Michael Kay says: "I would say that reading a DTD is rather like
reading a musical score that doesn't say "pp", "mp", "mf", and "mf" to
indicate dynamics, but instead says %volume17, and you have to scan
100 pages of manuscript to find the definition that tells you that in
this particular score, %volume17 means "mf". Or it might not be in
that manuscript at all, but in another one that's cross-referenced in
a footnote."
Precisely. Although "refs" are marginally better. :) For some
tasks, direct access is required.
In this example, if they say pp, I know it means "less volume than not
much volume" but this is where the notation favors expression and
adaptation: it isn't precise enough to tell the midi system unless
there is another map to an instruction to the sound engine. In a good
editor (say Sibelius), you can find that map and set those values per
composition or as defaults for your individual "style".
In the case of a poco a poco (little by little), I would have to set a
scaling value OR observe the director's hands and listen to the people
around me.
The first case is relevant to the notation complexity reference I
noted. What is the cognitive cost for using a given notation in a
given situation?
The last case is interesting and relevant to the cognitive computing
model where neuronal pathways and white matter columns "learn" by
"experience" and "activate" given sensor inputs and a spike train. (I
do wonder what XML brings to cognitive computing.)
The two qualities I think important to the XML professional of some
given skill level or depth of understanding are expressibility and
adaptability.
1. Tools may be inapplicable. It's ok to use the capo and just
"shred". Don't apply to a jazz gig where capos are death. You are
playing a bit out of tune and volume can't be used to cover tuning or
lack of chops given a bm7-5 (more accidentals make tuning more
critical because overtones matter). You know everything about HTML5
but you've just been told to style for PDF and your schemas were
designed with XSLT in mind and you are only allowed to use the local
tools so old school it is. Get to it.
2. The piece makes a difference. A guitar is great for big fat
chords. OTOH, did you learn scales as a box model (in position) or on
single strings? You can try to play Jerry Reed or even the Stones in
a standard tuning but they never quite work because these guys aren't
guitar players, they are as Reed said, "guitar thinkers". They retune
the guitar to make the chords easier to play or even possible. You'll
never play Jerry Reed without discovering how he tuned the guitar
(watch some YouTube vids and look at his left hand). BTW, a lot of
Joni Mitchell and David Crosby are the same: open tunings. Say
chord clusters aka, why can't good musicians figure out the first
chord in Hard Day's Night without a mathematical analysis?
Messages are one level of complexity. Documents are a different level
of complexity. Notation complexity should be appropriate to type and
task. User must be trained and practiced to do both or learn both
fast. Fundamentals matter and I say that as someone who has failed in
that regard because I am a musician first and only a computer
professional by necessity. So I crab walked my way into this field.

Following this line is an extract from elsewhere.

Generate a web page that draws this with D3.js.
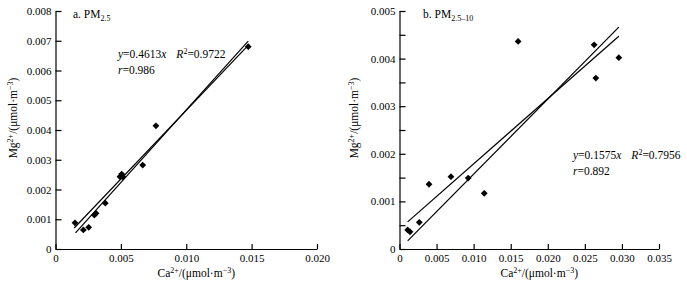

(Cred? My sweet aunt Martha. Sheesh. I got into the business when
atoms were as big as houses.)
3. Tools fail. If you lose a string in the middle of a song live,
can you cover? If your XML editor fails because of dialog freezes,
can you open the file editor and keep going?
If you can't read a DTD or XSD or RNG and that is required, be
prepared to learn fast. The more of the XML fundamentals you
understand, the better prepared you are. Practice scales. Just
shredding won't cut it. On the other hand, playing only scales sound
terrible so shred often. Let your eyes and hand be able to just do it
without too much though when doing it but don't let you eyes and hands
add viscosity when the brain needs to acquire new means of expression.
Tools should amplify and exemplify, not classify.